The focus was to set interim policy for the association. The event also served as a networking opportunity for MSGA members.
When the business meetings wrapped up, ranchers and residents gathered at the Ag Advancement Center on the campus Miles Community College for a special country music concert.
Attendees were entertained and inspired by country music singer, Moe Bandy.
With 10 number one hits, 40 top ten hits, 66 chart hits along with songs that embody the American cowboy, Moe Bandy can trace it all back to growing up on a ranch near San Antonio, Texas.
“I was raised on the ranch,” said Bandy. “Working cattle, doing all the stuff that we did, building fences. I’ve been around it all my life.”
In addition to his connection to ranching, Bandy’s family is well known in the rodeo arena.
“My whole family loves the sport of rodeo,” explained Bandy. “My dad had Bandy’s Arena and we had bull riding there.”

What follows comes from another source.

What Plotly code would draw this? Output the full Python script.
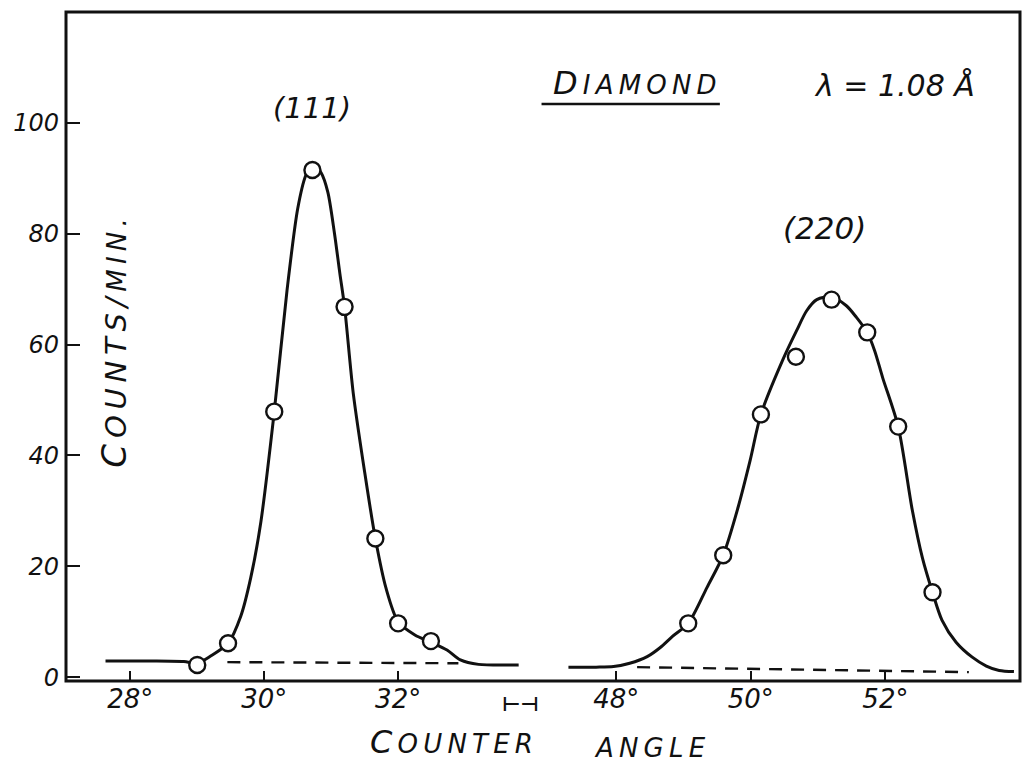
import plotly.graph_objects as go

# ---- data ----
# (111) reflection, measured points
pts111_x = [29.0, 29.46, 30.15, 30.72, 31.2, 31.66, 32.0, 32.49]
pts111_y = [2.2, 6.1, 47.9, 91.5, 66.8, 25.0, 9.7, 6.5]
# (111) hand-drawn curve, sampled
curve111_x = [27.63, 28.3, 28.8, 29.0, 29.2, 29.46, 29.65, 29.8, 29.95, 30.15, 30.34,
              30.5, 30.62, 30.72, 30.85, 30.95, 31.05, 31.13, 31.2, 31.33, 31.5, 31.66,
              31.82, 32.0, 32.25, 32.49, 32.73, 32.93, 33.2, 33.8]
curve111_y = [2.9, 2.9, 2.8, 2.5, 3.8, 6.1, 11.0, 18.0, 28.0, 47.9, 69.7,
              84.5, 90.5, 92.6, 91.0, 87.5, 80.0, 72.8, 66.8, 51.2, 37.0, 25.0,
              16.0, 10.0, 7.6, 6.3, 4.9, 3.1, 2.3, 2.2]
base111_x = [29.45, 32.9]
base111_y = [2.7, 2.5]

# (220) reflection, measured points
pts220_x = [49.07, 49.59, 50.15, 50.67, 51.2, 51.73, 52.19, 52.7]
pts220_y = [9.7, 22.0, 47.4, 57.8, 68.1, 62.2, 45.2, 15.3]
curve220_x = [47.29, 47.7, 47.96, 48.2, 48.46, 48.65, 48.84, 49.07, 49.35, 49.59, 49.81,
              49.99, 50.15, 50.47, 50.68, 50.83, 50.98, 51.2, 51.42, 51.57, 51.73, 51.84,
              51.96, 52.19, 52.4, 52.55, 52.7, 52.84, 53.05, 53.29, 53.5, 53.69, 53.91]
curve220_y = [1.8, 1.8, 1.9, 2.5, 3.7, 5.3, 7.4, 9.7, 16.2, 22.0, 30.6,
              39.1, 47.4, 57.1, 62.5, 66.1, 68.1, 68.6, 67.0, 64.9, 62.2, 58.9,
              54.0, 45.2, 30.1, 21.5, 15.3, 10.3, 6.3, 3.6, 2.0, 1.2, 1.0]
base220_x = [48.31, 53.24]
base220_y = [1.8, 0.9]

left_ticks = [28, 30, 32]
right_ticks = [48, 50, 52]
y_ticks = [0, 20, 40, 60, 80, 100]

FONT = "DejaVu Sans"
black = "#111111"

fig = go.Figure()

curve_line = dict(color=black, width=3, shape="spline", smoothing=0.8)
dash_line = dict(color=black, width=2.4, dash="13px,9px")
fig.add_trace(go.Scatter(x=curve111_x, y=curve111_y, mode="lines", xaxis="x", yaxis="y",
                         line=curve_line, showlegend=False, hoverinfo="skip"))
fig.add_trace(go.Scatter(x=curve220_x, y=curve220_y, mode="lines", xaxis="x2", yaxis="y",
                         line=curve_line, showlegend=False, hoverinfo="skip"))
fig.add_trace(go.Scatter(x=base111_x, y=base111_y, mode="lines", xaxis="x", yaxis="y",
                         line=dash_line, showlegend=False, hoverinfo="skip"))
fig.add_trace(go.Scatter(x=base220_x, y=base220_y, mode="lines", xaxis="x2", yaxis="y",
                         line=dash_line, showlegend=False, hoverinfo="skip"))
marker = dict(symbol="circle", size=16, color="white", line=dict(color=black, width=2.4))
fig.add_trace(go.Scatter(x=pts111_x, y=pts111_y, mode="markers", xaxis="x", yaxis="y",
                         marker=marker, showlegend=False))
fig.add_trace(go.Scatter(x=pts220_x, y=pts220_y, mode="markers", xaxis="x2", yaxis="y",
                         marker=marker, showlegend=False))

D = 0.478
tickfont = dict(family=FONT, size=26, color=black, style="italic")
fig.update_layout(
    width=1036, height=772,
    margin=dict(l=66, r=16, t=12, b=91),
    paper_bgcolor="white", plot_bgcolor="white",
    font=dict(family=FONT, color=black, style="italic"),
    xaxis=dict(domain=[0, D], range=[27.04, 33.85], tickvals=left_ticks,
               ticktext=[f"{t}°" for t in left_ticks], ticks="inside", ticklen=10,
               tickwidth=2, tickcolor=black, showgrid=False, zeroline=False,
               showline=False, tickfont=tickfont, anchor="y"),
    xaxis2=dict(domain=[D, 1], range=[46.6, 54.0], tickvals=right_ticks,
                ticktext=[f"{t}°" for t in right_ticks], ticks="inside", ticklen=10,
                tickwidth=2, tickcolor=black, showgrid=False, zeroline=False,
                showline=False, tickfont=tickfont, anchor="y"),
    yaxis=dict(domain=[0, 1], range=[-0.7, 120], tickvals=y_ticks,
               ticktext=[str(t) for t in y_ticks], ticks="inside", ticklen=14,
               tickwidth=2, tickcolor=black, showgrid=False, zeroline=False,
               showline=False, tickfont=dict(family=FONT, size=24, color=black, style="italic"),
               ticklabelstandoff=6),
)

# frame
fig.add_shape(type="rect", xref="paper", yref="paper", x0=0, x1=1, y0=0, y1=1,
              line=dict(color=black, width=3), layer="above")
# underline of DIAMOND
fig.add_shape(type="line", xref="x2", yref="y", x0=46.89, x1=49.54, y0=103.4, y1=103.4,
              line=dict(color=black, width=2.4))

ts = "\u2009"
ann_font = dict(family=FONT, size=26, color=black, style="italic")
annotations = [
    dict(text="(111)", xref="x", yref="y", x=30.72, y=102.7, font=dict(family=FONT, size=29, color=black, style="italic")),
    dict(text="(220)", xref="x2", yref="y", x=51.1, y=81.0, font=dict(family=FONT, size=31, color=black, style="italic")),
    dict(text="<span style='font-size:32px'>D</span>" + ts + ts.join("IAMOND"),
         xref="x2", yref="y", x=48.28, y=107.2),
    dict(text="λ = 1.08 Å", xref="x2", yref="y", x=52.13, y=106.8,
         font=dict(family=FONT, size=30, color=black, style="italic")),
    dict(text="<span style='font-size:34px'>C</span>" + ts + ts.join("OUNTS")
         + ts + "/" + ts + "<span style='font-size:26px'>" + ts.join("MIN.") + "</span>",
         xref="x", yref="y", x=27.76, y=60.2, textangle=-90,
         font=dict(family=FONT, size=29, color=black, style="italic")),
    dict(text="<span style='font-size:32px'>C</span>" + ts + ts.join("OUNTER"), xref="paper", yref="paper",
         x=0.4036, y=-0.091),
    dict(text=ts.join("ANGLE"), xref="paper", yref="paper", x=0.612, y=-0.100),
    dict(text="<b>⊢⊣</b>", xref="paper", yref="paper", x=0.476, y=-0.034,
         font=dict(family=FONT, size=20, color=black)),
]
for a in annotations:
    a.setdefault("font", ann_font)
    a.update(showarrow=False, xanchor="center", yanchor="middle")
    fig.add_annotation(**a)

fig.write_html("out.html")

“My younger brother Mike went to the National Finals Rodeo seven times in the bull riding. I rode bulls and bareback horse some. But, we had big old oak tree out there in the back and I set up my little band and I played and made music.”
As the nation’s farmers or ranchers continue to experience a depressed agriculture economy, Moe Bandy said he wanted to bring joy to the men and women who feed the world.

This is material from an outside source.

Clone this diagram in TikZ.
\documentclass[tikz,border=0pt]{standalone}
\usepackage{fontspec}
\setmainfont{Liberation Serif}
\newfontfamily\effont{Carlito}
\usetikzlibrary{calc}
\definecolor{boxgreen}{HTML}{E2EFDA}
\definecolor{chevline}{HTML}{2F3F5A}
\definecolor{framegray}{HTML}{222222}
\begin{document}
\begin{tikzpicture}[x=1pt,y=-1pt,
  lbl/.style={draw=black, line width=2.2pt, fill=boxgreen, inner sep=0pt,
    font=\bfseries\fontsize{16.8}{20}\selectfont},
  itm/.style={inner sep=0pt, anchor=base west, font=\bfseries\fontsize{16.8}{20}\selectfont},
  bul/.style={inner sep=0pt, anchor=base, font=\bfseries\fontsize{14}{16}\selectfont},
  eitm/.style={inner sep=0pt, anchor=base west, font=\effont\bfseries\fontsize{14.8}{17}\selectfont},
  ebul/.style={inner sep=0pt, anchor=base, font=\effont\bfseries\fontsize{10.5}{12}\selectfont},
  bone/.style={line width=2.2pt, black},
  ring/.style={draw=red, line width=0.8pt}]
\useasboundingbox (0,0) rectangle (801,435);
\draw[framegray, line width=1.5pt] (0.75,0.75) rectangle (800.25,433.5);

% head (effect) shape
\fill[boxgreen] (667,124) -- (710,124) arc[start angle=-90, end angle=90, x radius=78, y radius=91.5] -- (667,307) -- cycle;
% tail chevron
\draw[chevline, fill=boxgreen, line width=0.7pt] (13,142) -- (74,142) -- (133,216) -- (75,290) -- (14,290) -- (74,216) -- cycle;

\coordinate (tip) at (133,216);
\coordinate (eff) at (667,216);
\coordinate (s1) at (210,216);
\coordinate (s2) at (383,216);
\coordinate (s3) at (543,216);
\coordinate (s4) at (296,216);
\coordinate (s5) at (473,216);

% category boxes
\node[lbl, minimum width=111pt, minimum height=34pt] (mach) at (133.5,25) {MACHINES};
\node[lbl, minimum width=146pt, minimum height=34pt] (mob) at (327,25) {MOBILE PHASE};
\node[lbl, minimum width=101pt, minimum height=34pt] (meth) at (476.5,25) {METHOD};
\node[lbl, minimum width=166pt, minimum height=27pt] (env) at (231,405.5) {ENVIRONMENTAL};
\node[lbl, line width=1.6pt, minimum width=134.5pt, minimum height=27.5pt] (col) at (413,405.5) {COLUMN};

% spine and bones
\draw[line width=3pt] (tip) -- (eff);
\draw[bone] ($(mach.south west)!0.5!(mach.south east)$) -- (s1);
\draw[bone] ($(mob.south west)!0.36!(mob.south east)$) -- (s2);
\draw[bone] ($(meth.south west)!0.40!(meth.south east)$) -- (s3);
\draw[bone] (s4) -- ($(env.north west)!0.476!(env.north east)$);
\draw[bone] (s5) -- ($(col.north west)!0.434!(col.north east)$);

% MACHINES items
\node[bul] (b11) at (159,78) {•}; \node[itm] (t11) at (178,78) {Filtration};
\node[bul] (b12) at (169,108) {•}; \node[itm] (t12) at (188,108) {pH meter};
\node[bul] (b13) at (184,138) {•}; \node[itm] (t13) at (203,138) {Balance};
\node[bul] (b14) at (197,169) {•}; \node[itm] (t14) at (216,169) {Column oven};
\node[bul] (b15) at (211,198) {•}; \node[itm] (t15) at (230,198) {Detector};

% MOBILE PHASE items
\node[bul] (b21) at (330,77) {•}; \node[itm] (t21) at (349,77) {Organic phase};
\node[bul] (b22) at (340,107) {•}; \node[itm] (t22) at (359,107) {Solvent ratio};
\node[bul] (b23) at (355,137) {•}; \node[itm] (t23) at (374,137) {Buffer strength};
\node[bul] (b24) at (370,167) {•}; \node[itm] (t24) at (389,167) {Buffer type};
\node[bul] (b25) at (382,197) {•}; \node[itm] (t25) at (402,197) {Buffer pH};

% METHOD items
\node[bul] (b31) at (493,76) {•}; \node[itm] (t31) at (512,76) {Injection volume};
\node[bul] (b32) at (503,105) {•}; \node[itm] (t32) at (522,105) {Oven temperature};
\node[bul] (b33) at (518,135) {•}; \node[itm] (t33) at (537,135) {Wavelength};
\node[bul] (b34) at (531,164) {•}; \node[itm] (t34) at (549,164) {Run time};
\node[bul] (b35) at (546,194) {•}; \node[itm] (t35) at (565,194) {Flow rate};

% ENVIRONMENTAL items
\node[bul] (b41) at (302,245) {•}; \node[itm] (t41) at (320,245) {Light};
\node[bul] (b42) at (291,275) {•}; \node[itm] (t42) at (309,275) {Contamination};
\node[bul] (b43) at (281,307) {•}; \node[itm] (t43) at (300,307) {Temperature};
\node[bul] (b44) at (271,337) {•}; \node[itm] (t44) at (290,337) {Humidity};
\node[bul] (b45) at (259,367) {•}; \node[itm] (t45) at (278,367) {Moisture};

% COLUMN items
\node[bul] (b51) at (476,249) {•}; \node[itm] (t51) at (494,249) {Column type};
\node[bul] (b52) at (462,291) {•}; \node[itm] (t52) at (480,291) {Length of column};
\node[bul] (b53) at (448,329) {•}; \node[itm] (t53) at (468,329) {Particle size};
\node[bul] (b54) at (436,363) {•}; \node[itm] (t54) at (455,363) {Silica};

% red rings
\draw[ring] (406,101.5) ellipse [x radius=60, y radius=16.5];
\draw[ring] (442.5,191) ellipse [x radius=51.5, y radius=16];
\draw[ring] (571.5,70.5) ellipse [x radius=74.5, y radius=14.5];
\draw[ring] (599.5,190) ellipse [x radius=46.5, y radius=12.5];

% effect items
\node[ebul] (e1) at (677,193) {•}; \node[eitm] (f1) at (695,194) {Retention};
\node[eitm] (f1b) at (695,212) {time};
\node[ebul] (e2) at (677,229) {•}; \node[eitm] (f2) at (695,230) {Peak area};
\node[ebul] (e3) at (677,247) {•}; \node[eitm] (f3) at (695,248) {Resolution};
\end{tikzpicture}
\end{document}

“The minute I found out that we were doing this I was excited because I was raised around cattle and livestock,” Bandy gleamed. “The cowboys and cowgirls are my friends.”
“It’s my kind of deal. It just falls right into what I do. I love to entertain. Music can make people get out of their troubles sometimes and concentrate in a different area. So, I love it.”
Bandy explained that he knows ranchers have a lot on their minds and hoped he could take their minds off what troubles them.
“I know that it is a rough time right now in agriculture,” Bandy said. “Tonight, when we do our show I’ll just be in front of my people and I hope that whatever problems they have I hope we can make them happy.
With a chuckle, Bandy added that “by the way, I’ve ridden on John Deere tractors for many hours, so I know what they are doing.”
Pertaining to the music business, Moe bandy had this advice for aspiring country singers.
“Just when you’re about ready to give up, hang in there,” Bandy shared. “Because usually, that’s when something’s going to happen. And you just got to stay at it.”
“You must get to Nashville nowadays. You just practically got to get in there. Stay with it, believe in yourself. Write songs. Writing is very good. And learn instruments. These kids now, they play every instrument on the stage. But believe in yourself, yeah.”
Moe Bandy added he could share that same advice with farmers and ranchers.
“Exactly same thing,” said Bandy. “You know, a lot of times when you’re having troubles and your crops are not coming in right and everything else you just don’t know what to do at times. A lot of times they’ll turn around, hopefully.
The Moe Bandy concert was one of many events held to celebrate the Montana Stockgrowers Association formation which took place in Miles City 135 years ago.